-- start Dataset content --
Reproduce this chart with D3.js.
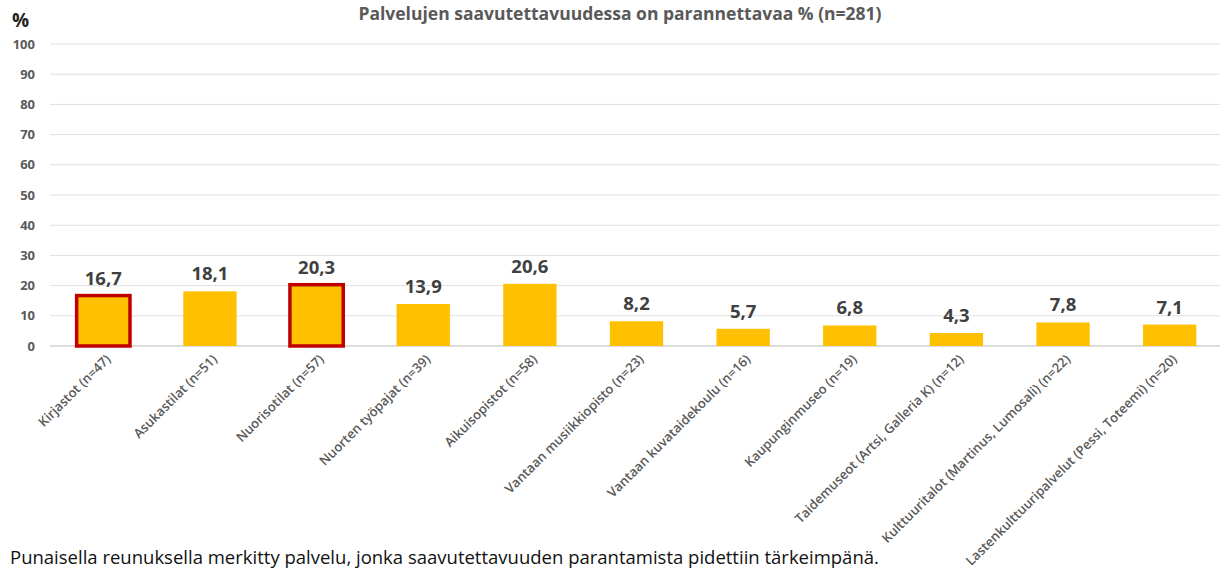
<!DOCTYPE html>
<html><head><meta charset="utf-8">
<script src="https://cdn.jsdelivr.net/npm/d3@7"></script>
<style>body{margin:0;background:#fff;font-family:"Open Sans",Calibri,sans-serif;}</style>
</head><body>
<svg id="c" width="1220" height="569"></svg>
<script>
const categories = ["Kirjastot (n=47)","Asukastilat (n=51)","Nuorisotilat (n=57)","Nuorten työpajat (n=39)","Aikuisopistot (n=58)","Vantaan musiikkiopisto (n=23)","Vantaan kuvataidekoulu (n=16)","Kaupunginmuseo (n=19)","Taidemuseot (Artsi, Galleria K) (n=12)","Kulttuuritalot (Martinus, Lumosali) (n=22)","Lastenkulttuuripalvelut (Pessi, Toteemi) (n=20)"];
const values = [16.7,18.1,20.3,13.9,20.6,8.2,5.7,6.8,4.3,7.8,7.1];
const highlighted = ["Kirjastot (n=47)","Nuorisotilat (n=57)"];
const yTicks = [0,10,20,30,40,50,60,70,80,90,100];
const title = "Palvelujen saavutettavuudessa on parannettavaa % (n=281)";
const note = "Punaisella reunuksella merkitty palvelu, jonka saavutettavuuden parantamista pidettiin tärkeimpänä.";

const svg = d3.select("#c");
const x = d3.scaleBand().domain(categories).range([50,1223]).paddingInner(0.5).paddingOuter(0.25);
const y = d3.scaleLinear().domain([0,100]).range([346,44]);

svg.append("g").selectAll("line").data(yTicks).join("line")
  .attr("x1",50).attr("x2",1220).attr("y1",d=>y(d)).attr("y2",d=>y(d))
  .attr("stroke",d=>d===0?"#d0d0d0":"#e0e0e0").attr("stroke-width",d=>d===0?1.5:1);

const yAxis = d3.axisLeft(y).tickValues(yTicks).tickSize(0).tickPadding(0);
const ga = svg.append("g").attr("transform","translate(35,0)").call(yAxis);
ga.select(".domain").remove();
ga.selectAll("text").attr("font-family","Open Sans, sans-serif").attr("font-size",13).attr("font-weight","bold").attr("fill","#595959");

svg.append("text").attr("x",12).attr("y",27).text("%").attr("font-size",19).attr("font-weight","bold").attr("fill","#222");

svg.append("text").attr("x",620).attr("y",20).attr("text-anchor","middle").text(title)
  .attr("font-size",17.5).attr("font-weight","bold").attr("fill","#595959");

svg.append("g").selectAll("rect").data(categories).join("rect")
  .attr("x",d=>x(d)).attr("width",x.bandwidth())
  .attr("y",(d,i)=>y(values[i])).attr("height",(d,i)=>y(0)-y(values[i]))
  .attr("fill","#FFC000")
  .attr("stroke",d=>highlighted.includes(d)?"#C00000":"none")
  .attr("stroke-width",3.5);

svg.append("g").selectAll("text").data(categories).join("text")
  .attr("x",d=>x(d)+x.bandwidth()/2).attr("y",(d,i)=>y(values[i])-11)
  .attr("text-anchor","middle").text((d,i)=>String(values[i]).replace(".",","))
  .attr("font-size",18.5).attr("font-weight","bold").attr("fill","#404040");

svg.append("g").selectAll("text").data(categories).join("text")
  .attr("transform",d=>`translate(${x(d)+x.bandwidth()/2+8},${360}) rotate(-45)`)
  .attr("text-anchor","end").text(d=>d)
  .attr("font-size",13).attr("font-weight",600).attr("fill","#595959");

svg.append("text").attr("x",10).attr("y",564).text(note).attr("font-size",18.5).attr("fill","#111");
</script>
</body></html>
-- end Dataset content --
**Task statement**
Reproduce the material above in full and without alteration, but skip all pictures.

**Written answer**
Reproduce this chart with D3.js.
<!DOCTYPE html>
<html><head><meta charset="utf-8">
<script src="https://cdn.jsdelivr.net/npm/d3@7"></script>
<style>body{margin:0;background:#fff;font-family:"Open Sans",Calibri,sans-serif;}</style>
</head><body>
<svg id="c" width="1220" height="569"></svg>
<script>
const categories = ["Kirjastot (n=47)","Asukastilat (n=51)","Nuorisotilat (n=57)","Nuorten työpajat (n=39)","Aikuisopistot (n=58)","Vantaan musiikkiopisto (n=23)","Vantaan kuvataidekoulu (n=16)","Kaupunginmuseo (n=19)","Taidemuseot (Artsi, Galleria K) (n=12)","Kulttuuritalot (Martinus, Lumosali) (n=22)","Lastenkulttuuripalvelut (Pessi, Toteemi) (n=20)"];
const values = [16.7,18.1,20.3,13.9,20.6,8.2,5.7,6.8,4.3,7.8,7.1];
const highlighted = ["Kirjastot (n=47)","Nuorisotilat (n=57)"];
const yTicks = [0,10,20,30,40,50,60,70,80,90,100];
const title = "Palvelujen saavutettavuudessa on parannettavaa % (n=281)";
const note = "Punaisella reunuksella merkitty palvelu, jonka saavutettavuuden parantamista pidettiin tärkeimpänä.";

const svg = d3.select("#c");
const x = d3.scaleBand().domain(categories).range([50,1223]).paddingInner(0.5).paddingOuter(0.25);
const y = d3.scaleLinear().domain([0,100]).range([346,44]);

svg.append("g").selectAll("line").data(yTicks).join("line")
  .attr("x1",50).attr("x2",1220).attr("y1",d=>y(d)).attr("y2",d=>y(d))
  .attr("stroke",d=>d===0?"#d0d0d0":"#e0e0e0").attr("stroke-width",d=>d===0?1.5:1);

const yAxis = d3.axisLeft(y).tickValues(yTicks).tickSize(0).tickPadding(0);
const ga = svg.append("g").attr("transform","translate(35,0)").call(yAxis);
ga.select(".domain").remove();
ga.selectAll("text").attr("font-family","Open Sans, sans-serif").attr("font-size",13).attr("font-weight","bold").attr("fill","#595959");

svg.append("text").attr("x",12).attr("y",27).text("%").attr("font-size",19).attr("font-weight","bold").attr("fill","#222");

svg.append("text").attr("x",620).attr("y",20).attr("text-anchor","middle").text(title)
  .attr("font-size",17.5).attr("font-weight","bold").attr("fill","#595959");

svg.append("g").selectAll("rect").data(categories).join("rect")
  .attr("x",d=>x(d)).attr("width",x.bandwidth())
  .attr("y",(d,i)=>y(values[i])).attr("height",(d,i)=>y(0)-y(values[i]))
  .attr("fill","#FFC000")
  .attr("stroke",d=>highlighted.includes(d)?"#C00000":"none")
  .attr("stroke-width",3.5);

svg.append("g").selectAll("text").data(categories).join("text")
  .attr("x",d=>x(d)+x.bandwidth()/2).attr("y",(d,i)=>y(values[i])-11)
  .attr("text-anchor","middle").text((d,i)=>String(values[i]).replace(".",","))
  .attr("font-size",18.5).attr("font-weight","bold").attr("fill","#404040");

svg.append("g").selectAll("text").data(categories).join("text")
  .attr("transform",d=>`translate(${x(d)+x.bandwidth()/2+8},${360}) rotate(-45)`)
  .attr("text-anchor","end").text(d=>d)
  .attr("font-size",13).attr("font-weight",600).attr("fill","#595959");

svg.append("text").attr("x",10).attr("y",564).text(note).attr("font-size",18.5).attr("fill","#111");
</script>
</body></html>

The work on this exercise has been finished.